- _Required task_: Give the data again exactly as written, skipping any pictures.

- _Provided material_:
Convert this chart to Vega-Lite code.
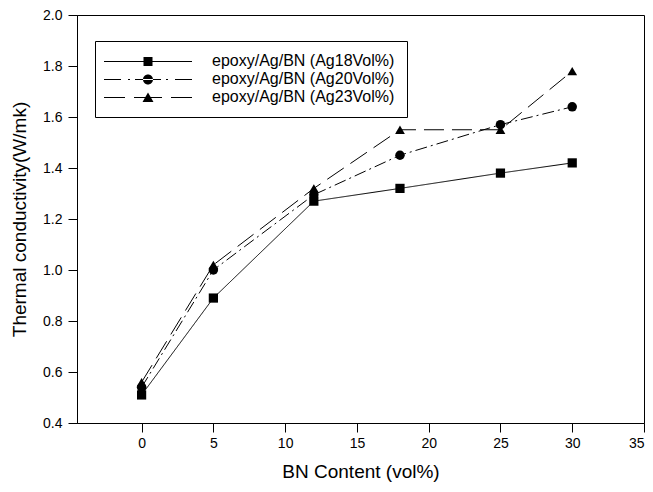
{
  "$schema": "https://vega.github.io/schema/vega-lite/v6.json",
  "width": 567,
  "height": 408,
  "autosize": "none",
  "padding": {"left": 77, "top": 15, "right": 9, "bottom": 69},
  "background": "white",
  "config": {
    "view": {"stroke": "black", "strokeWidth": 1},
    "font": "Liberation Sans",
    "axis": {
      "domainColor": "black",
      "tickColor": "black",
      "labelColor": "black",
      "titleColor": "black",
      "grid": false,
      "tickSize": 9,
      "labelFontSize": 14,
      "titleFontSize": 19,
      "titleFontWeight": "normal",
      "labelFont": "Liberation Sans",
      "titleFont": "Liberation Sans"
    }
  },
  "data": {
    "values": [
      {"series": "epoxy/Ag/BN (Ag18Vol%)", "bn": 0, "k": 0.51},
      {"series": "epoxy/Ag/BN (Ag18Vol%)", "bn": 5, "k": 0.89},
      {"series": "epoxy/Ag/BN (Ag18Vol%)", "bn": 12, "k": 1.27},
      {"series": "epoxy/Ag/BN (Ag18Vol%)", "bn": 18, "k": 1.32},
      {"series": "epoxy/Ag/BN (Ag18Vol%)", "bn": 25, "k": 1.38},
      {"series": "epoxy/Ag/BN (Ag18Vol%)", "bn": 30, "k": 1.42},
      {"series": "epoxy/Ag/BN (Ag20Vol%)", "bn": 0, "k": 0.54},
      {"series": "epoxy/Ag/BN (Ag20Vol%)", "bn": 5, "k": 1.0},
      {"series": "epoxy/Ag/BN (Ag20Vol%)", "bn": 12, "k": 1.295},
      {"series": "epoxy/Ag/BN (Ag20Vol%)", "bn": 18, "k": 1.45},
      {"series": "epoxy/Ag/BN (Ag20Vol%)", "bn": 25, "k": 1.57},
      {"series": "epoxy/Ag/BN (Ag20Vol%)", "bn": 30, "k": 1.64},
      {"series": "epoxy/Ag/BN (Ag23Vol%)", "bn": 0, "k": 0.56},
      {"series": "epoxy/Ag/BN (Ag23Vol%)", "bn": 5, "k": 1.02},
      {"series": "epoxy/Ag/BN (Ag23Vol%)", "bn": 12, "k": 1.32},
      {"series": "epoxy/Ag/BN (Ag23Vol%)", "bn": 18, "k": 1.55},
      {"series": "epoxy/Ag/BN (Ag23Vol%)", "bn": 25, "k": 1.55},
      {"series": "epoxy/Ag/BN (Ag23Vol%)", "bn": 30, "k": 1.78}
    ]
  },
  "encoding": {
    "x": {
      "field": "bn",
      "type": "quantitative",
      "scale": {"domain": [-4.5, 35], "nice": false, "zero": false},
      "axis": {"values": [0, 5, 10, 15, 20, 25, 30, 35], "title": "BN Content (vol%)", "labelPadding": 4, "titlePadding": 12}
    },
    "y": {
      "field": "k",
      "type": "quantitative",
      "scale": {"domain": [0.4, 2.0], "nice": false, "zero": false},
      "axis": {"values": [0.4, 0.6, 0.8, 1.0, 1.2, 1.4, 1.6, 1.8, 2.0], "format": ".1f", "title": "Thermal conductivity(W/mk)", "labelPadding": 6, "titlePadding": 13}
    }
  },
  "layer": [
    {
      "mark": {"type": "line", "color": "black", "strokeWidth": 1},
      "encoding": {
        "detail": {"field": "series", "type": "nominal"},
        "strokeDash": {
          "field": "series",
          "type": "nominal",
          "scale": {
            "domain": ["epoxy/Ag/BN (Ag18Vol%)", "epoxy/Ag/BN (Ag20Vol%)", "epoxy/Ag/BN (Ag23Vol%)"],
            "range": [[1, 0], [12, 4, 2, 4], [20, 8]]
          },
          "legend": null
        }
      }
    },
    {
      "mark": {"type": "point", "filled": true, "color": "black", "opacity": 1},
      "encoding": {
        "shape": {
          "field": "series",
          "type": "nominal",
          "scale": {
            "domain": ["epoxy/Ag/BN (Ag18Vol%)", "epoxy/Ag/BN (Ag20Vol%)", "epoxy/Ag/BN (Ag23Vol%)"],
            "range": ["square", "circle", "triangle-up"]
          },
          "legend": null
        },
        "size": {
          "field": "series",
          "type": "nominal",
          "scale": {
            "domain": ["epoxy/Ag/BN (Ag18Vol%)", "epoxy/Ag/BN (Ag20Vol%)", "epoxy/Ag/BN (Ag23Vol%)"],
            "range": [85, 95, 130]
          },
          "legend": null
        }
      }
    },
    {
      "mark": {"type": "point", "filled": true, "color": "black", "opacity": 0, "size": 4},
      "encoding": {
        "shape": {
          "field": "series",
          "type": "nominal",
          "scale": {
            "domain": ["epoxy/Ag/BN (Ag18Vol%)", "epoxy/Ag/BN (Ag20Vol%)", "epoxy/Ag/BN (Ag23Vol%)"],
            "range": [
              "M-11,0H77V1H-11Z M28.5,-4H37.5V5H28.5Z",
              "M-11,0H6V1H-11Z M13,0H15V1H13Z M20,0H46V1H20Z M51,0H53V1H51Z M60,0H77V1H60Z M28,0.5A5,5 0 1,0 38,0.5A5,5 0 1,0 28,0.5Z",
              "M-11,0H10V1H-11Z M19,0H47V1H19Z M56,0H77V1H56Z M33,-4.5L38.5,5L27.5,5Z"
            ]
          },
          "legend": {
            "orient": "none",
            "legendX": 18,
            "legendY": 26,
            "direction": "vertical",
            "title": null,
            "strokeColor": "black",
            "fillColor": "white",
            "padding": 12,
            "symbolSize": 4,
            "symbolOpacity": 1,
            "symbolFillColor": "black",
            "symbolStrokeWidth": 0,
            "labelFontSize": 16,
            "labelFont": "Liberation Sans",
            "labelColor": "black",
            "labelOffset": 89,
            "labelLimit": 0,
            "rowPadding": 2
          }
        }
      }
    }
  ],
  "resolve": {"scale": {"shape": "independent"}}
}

- _Written answer_:
Convert this chart to Vega-Lite code.
{
  "$schema": "https://vega.github.io/schema/vega-lite/v6.json",
  "width": 567,
  "height": 408,
  "autosize": "none",
  "padding": {"left": 77, "top": 15, "right": 9, "bottom": 69},
  "background": "white",
  "config": {
    "view": {"stroke": "black", "strokeWidth": 1},
    "font": "Liberation Sans",
    "axis": {
      "domainColor": "black",
      "tickColor": "black",
      "labelColor": "black",
      "titleColor": "black",
      "grid": false,
      "tickSize": 9,
      "labelFontSize": 14,
      "titleFontSize": 19,
      "titleFontWeight": "normal",
      "labelFont": "Liberation Sans",
      "titleFont": "Liberation Sans"
    }
  },
  "data": {
    "values": [
      {"series": "epoxy/Ag/BN (Ag18Vol%)", "bn": 0, "k": 0.51},
      {"series": "epoxy/Ag/BN (Ag18Vol%)", "bn": 5, "k": 0.89},
      {"series": "epoxy/Ag/BN (Ag18Vol%)", "bn": 12, "k": 1.27},
      {"series": "epoxy/Ag/BN (Ag18Vol%)", "bn": 18, "k": 1.32},
      {"series": "epoxy/Ag/BN (Ag18Vol%)", "bn": 25, "k": 1.38},
      {"series": "epoxy/Ag/BN (Ag18Vol%)", "bn": 30, "k": 1.42},
      {"series": "epoxy/Ag/BN (Ag20Vol%)", "bn": 0, "k": 0.54},
      {"series": "epoxy/Ag/BN (Ag20Vol%)", "bn": 5, "k": 1.0},
      {"series": "epoxy/Ag/BN (Ag20Vol%)", "bn": 12, "k": 1.295},
      {"series": "epoxy/Ag/BN (Ag20Vol%)", "bn": 18, "k": 1.45},
      {"series": "epoxy/Ag/BN (Ag20Vol%)", "bn": 25, "k": 1.57},
      {"series": "epoxy/Ag/BN (Ag20Vol%)", "bn": 30, "k": 1.64},
      {"series": "epoxy/Ag/BN (Ag23Vol%)", "bn": 0, "k": 0.56},
      {"series": "epoxy/Ag/BN (Ag23Vol%)", "bn": 5, "k": 1.02},
      {"series": "epoxy/Ag/BN (Ag23Vol%)", "bn": 12, "k": 1.32},
      {"series": "epoxy/Ag/BN (Ag23Vol%)", "bn": 18, "k": 1.55},
      {"series": "epoxy/Ag/BN (Ag23Vol%)", "bn": 25, "k": 1.55},
      {"series": "epoxy/Ag/BN (Ag23Vol%)", "bn": 30, "k": 1.78}
    ]
  },
  "encoding": {
    "x": {
      "field": "bn",
      "type": "quantitative",
      "scale": {"domain": [-4.5, 35], "nice": false, "zero": false},
      "axis": {"values": [0, 5, 10, 15, 20, 25, 30, 35], "title": "BN Content (vol%)", "labelPadding": 4, "titlePadding": 12}
    },
    "y": {
      "field": "k",
      "type": "quantitative",
      "scale": {"domain": [0.4, 2.0], "nice": false, "zero": false},
      "axis": {"values": [0.4, 0.6, 0.8, 1.0, 1.2, 1.4, 1.6, 1.8, 2.0], "format": ".1f", "title": "Thermal conductivity(W/mk)", "labelPadding": 6, "titlePadding": 13}
    }
  },
  "layer": [
    {
      "mark": {"type": "line", "color": "black", "strokeWidth": 1},
      "encoding": {
        "detail": {"field": "series", "type": "nominal"},
        "strokeDash": {
          "field": "series",
          "type": "nominal",
          "scale": {
            "domain": ["epoxy/Ag/BN (Ag18Vol%)", "epoxy/Ag/BN (Ag20Vol%)", "epoxy/Ag/BN (Ag23Vol%)"],
            "range": [[1, 0], [12, 4, 2, 4], [20, 8]]
          },
          "legend": null
        }
      }
    },
    {
      "mark": {"type": "point", "filled": true, "color": "black", "opacity": 1},
      "encoding": {
        "shape": {
          "field": "series",
          "type": "nominal",
          "scale": {
            "domain": ["epoxy/Ag/BN (Ag18Vol%)", "epoxy/Ag/BN (Ag20Vol%)", "epoxy/Ag/BN (Ag23Vol%)"],
            "range": ["square", "circle", "triangle-up"]
          },
          "legend": null
        },
        "size": {
          "field": "series",
          "type": "nominal",
          "scale": {
            "domain": ["epoxy/Ag/BN (Ag18Vol%)", "epoxy/Ag/BN (Ag20Vol%)", "epoxy/Ag/BN (Ag23Vol%)"],
            "range": [85, 95, 130]
          },
          "legend": null
        }
      }
    },
    {
      "mark": {"type": "point", "filled": true, "color": "black", "opacity": 0, "size": 4},
      "encoding": {
        "shape": {
          "field": "series",
          "type": "nominal",
          "scale": {
            "domain": ["epoxy/Ag/BN (Ag18Vol%)", "epoxy/Ag/BN (Ag20Vol%)", "epoxy/Ag/BN (Ag23Vol%)"],
            "range": [
              "M-11,0H77V1H-11Z M28.5,-4H37.5V5H28.5Z",
              "M-11,0H6V1H-11Z M13,0H15V1H13Z M20,0H46V1H20Z M51,0H53V1H51Z M60,0H77V1H60Z M28,0.5A5,5 0 1,0 38,0.5A5,5 0 1,0 28,0.5Z",
              "M-11,0H10V1H-11Z M19,0H47V1H19Z M56,0H77V1H56Z M33,-4.5L38.5,5L27.5,5Z"
            ]
          },
          "legend": {
            "orient": "none",
            "legendX": 18,
            "legendY": 26,
            "direction": "vertical",
            "title": null,
            "strokeColor": "black",
            "fillColor": "white",
            "padding": 12,
            "symbolSize": 4,
            "symbolOpacity": 1,
            "symbolFillColor": "black",
            "symbolStrokeWidth": 0,
            "labelFontSize": 16,
            "labelFont": "Liberation Sans",
            "labelColor": "black",
            "labelOffset": 89,
            "labelLimit": 0,
            "rowPadding": 2
          }
        }
      }
    }
  ],
  "resolve": {"scale": {"shape": "independent"}}
}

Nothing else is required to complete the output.